Der Erfolg scheint dem Pilotprojekt der Solothurner Recht zu geben: In nur zwei Monaten haben sich bereits 60 Raucher gemeldet – mehr als Reno Sani für das ganze Jahr erwartet hat.

Einstiegsdroge für jugendliche Nichtraucher?

Als Um- und Ausstiegshilfe geniessen die Verdampfer also einigen Kredit. Zugleich werden sie aber auch als Gefahr für jugendliche Nichtraucher gesehen, die über bewusst als «cool» beworbene Geräte in die Nikotin- und später Tabaksucht hineinrutschen können.

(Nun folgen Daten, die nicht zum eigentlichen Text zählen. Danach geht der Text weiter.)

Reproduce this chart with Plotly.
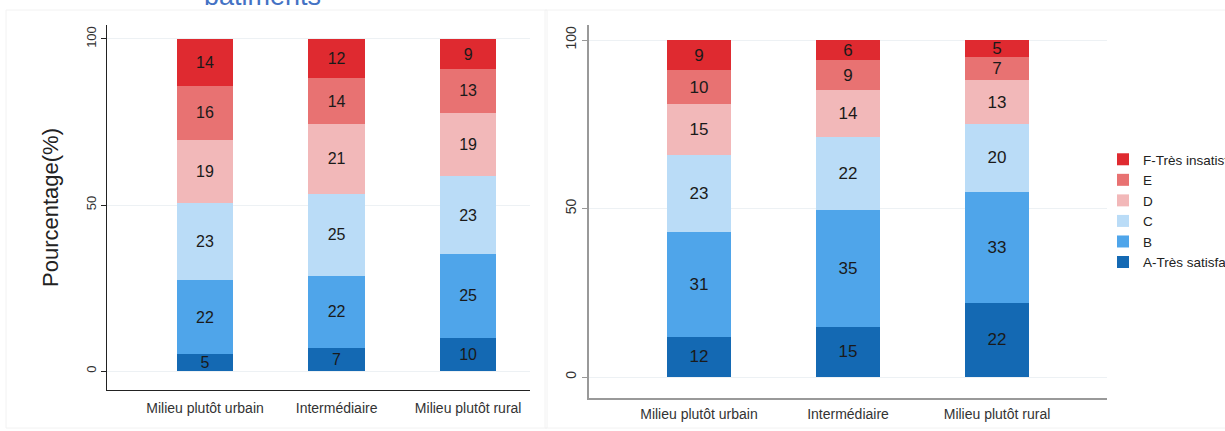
import plotly.graph_objects as go

categories = ["Milieu plutôt urbain", "Intermédiaire", "Milieu plutôt rural"]
levels = ["A-Très satisfaisant", "B", "C", "D", "E", "F-Très insatisfaisant"]
colors = ["#1469b3", "#4fa5ea", "#badcf7", "#f2b8b9", "#e87272", "#df2a30"]

left_A = [5, 7, 10]
left_B = [22, 22, 25]
left_C = [23, 25, 23]
left_D = [19, 21, 19]
left_E = [16, 14, 13]
left_F = [14, 12, 9]

right_A = [12, 15, 22]
right_B = [31, 35, 33]
right_C = [23, 22, 20]
right_D = [15, 14, 13]
right_E = [10, 9, 7]
right_F = [9, 6, 5]

left_series = [left_A, left_B, left_C, left_D, left_E, left_F]
right_series = [right_A, right_B, right_C, right_D, right_E, right_F]

W, H = 1225, 431
def px(x):
    return x / W
def py(y):
    return 1 - y / H

FONT = "Arial, Liberation Sans, sans-serif"

fig = go.Figure()
for i, (lvl, col) in enumerate(zip(levels, colors)):
    fig.add_trace(go.Bar(x=categories, y=left_series[i], name=lvl, marker=dict(color=col, line=dict(width=0)),
                         text=left_series[i], textposition="inside", insidetextanchor="middle", textangle=0,
                         textfont=dict(size=16, color="#1a1a1a", family=FONT),
                         xaxis="x", yaxis="y", showlegend=False, hoverinfo="skip"))
for i, (lvl, col) in enumerate(zip(levels, colors)):
    fig.add_trace(go.Bar(x=categories, y=right_series[i], name=lvl, marker=dict(color=col, line=dict(width=0)),
                         text=right_series[i], textposition="inside", insidetextanchor="middle", textangle=0,
                         textfont=dict(size=17, color="#1a1a1a", family=FONT),
                         xaxis="x2", yaxis="y2", showlegend=True, hoverinfo="skip"))

grid = "#edf1f4"
common_y = dict(tickvals=[0, 50, 100], showgrid=True, gridcolor=grid, gridwidth=1, zeroline=False,
                showline=True, ticks="outside", ticklen=5, tickangle=-90)
common_x = dict(showgrid=False, zeroline=False, showline=True, ticks="outside", tickcolor="rgba(0,0,0,0)",
                tickfont=dict(size=14, color="#333", family=FONT), categoryorder="array", categoryarray=categories)

fig.update_layout(
    width=W, height=H, margin=dict(l=0, r=0, t=0, b=0, autoexpand=False),
    paper_bgcolor="white", plot_bgcolor="rgba(0,0,0,0)",
    barmode="stack", barnorm="percent", bargap=0.57,
    uniformtext=dict(minsize=16, mode="show"),
    font=dict(family=FONT),
    xaxis=dict(domain=[px(107), px(530)], range=[-0.745, 2.47], anchor="y", linecolor="#222", linewidth=1,
               ticklen=5, **common_x),
    yaxis=dict(domain=[py(390), py(25)], range=[-5.7, 104.2], anchor="x", linecolor="#222", linewidth=1, tickcolor="#222",
               tickfont=dict(size=13, color="#333", family=FONT),
               title=dict(text="Pourcentage(%)", font=dict(size=22, color="#222", family=FONT), standoff=19), **common_y),
    xaxis2=dict(domain=[px(589), px(1107)], range=[-0.738, 2.738], anchor="y2", linecolor="#999", linewidth=2,
                ticklen=2, **common_x),
    yaxis2=dict(domain=[py(398), py(25)], range=[-6.23, 104.45], anchor="x2", linecolor="#999", linewidth=2, tickcolor="#999",
                tickfont=dict(size=14, color="#333", family=FONT), **common_y),
    legend=dict(x=px(1103), y=py(144), xanchor="left", yanchor="top", traceorder="reversed",
                font=dict(size=13.5, color="#222", family=FONT), bgcolor="rgba(0,0,0,0)"),
    shapes=[
        dict(type="rect", xref="paper", yref="paper", x0=px(6), x1=px(547), y0=py(428), y1=py(10),
             fillcolor="rgba(0,0,0,0)", line=dict(color="#f2f2f2", width=1), layer="below"),
        dict(type="rect", xref="paper", yref="paper", x0=px(545), x1=px(1240), y0=py(428), y1=py(10),
             fillcolor="rgba(0,0,0,0)", line=dict(color="#f2f2f2", width=1), layer="below"),
    ],
    annotations=[
        dict(text="bâtiments", xref="paper", yref="paper", x=px(262), y=py(13), xanchor="center", yanchor="bottom",
             showarrow=False, font=dict(size=27, color="#4472c4", family=FONT)),
    ],
)

fig.write_html("out.html", config={"displayModeBar": False},
               post_script="document.body.style.margin='0';document.body.style.overflow='hidden';")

Prominentes Beispiel: die neue E-Zigarette «Juul». In den USA setzte die Werbung gezielt auf junge Konsumenten, was dazu führte, dass bereits drei Millionen amerikanische Jugendliche regelmässig dampfen sollen. Seit Dezember ist das Produkt auch hierzulande erhältlich.

Grund genug für rund 50 Präventivmediziner und Gesundheitsorganisationen, einen Aufruf an die National- und Ständeräte zu lancieren, in dem die Fachleute eindringlich vor den Gefahren der E-Zigaretten warnen.

Ihr Ziel: Der konsequente Schutz von Kindern und Jugendlichen vor Tabakwerbung jeglicher Art – zu der Lungenarzt Macé Schuurmans auch die Werbung für E-Zigaretten zählt.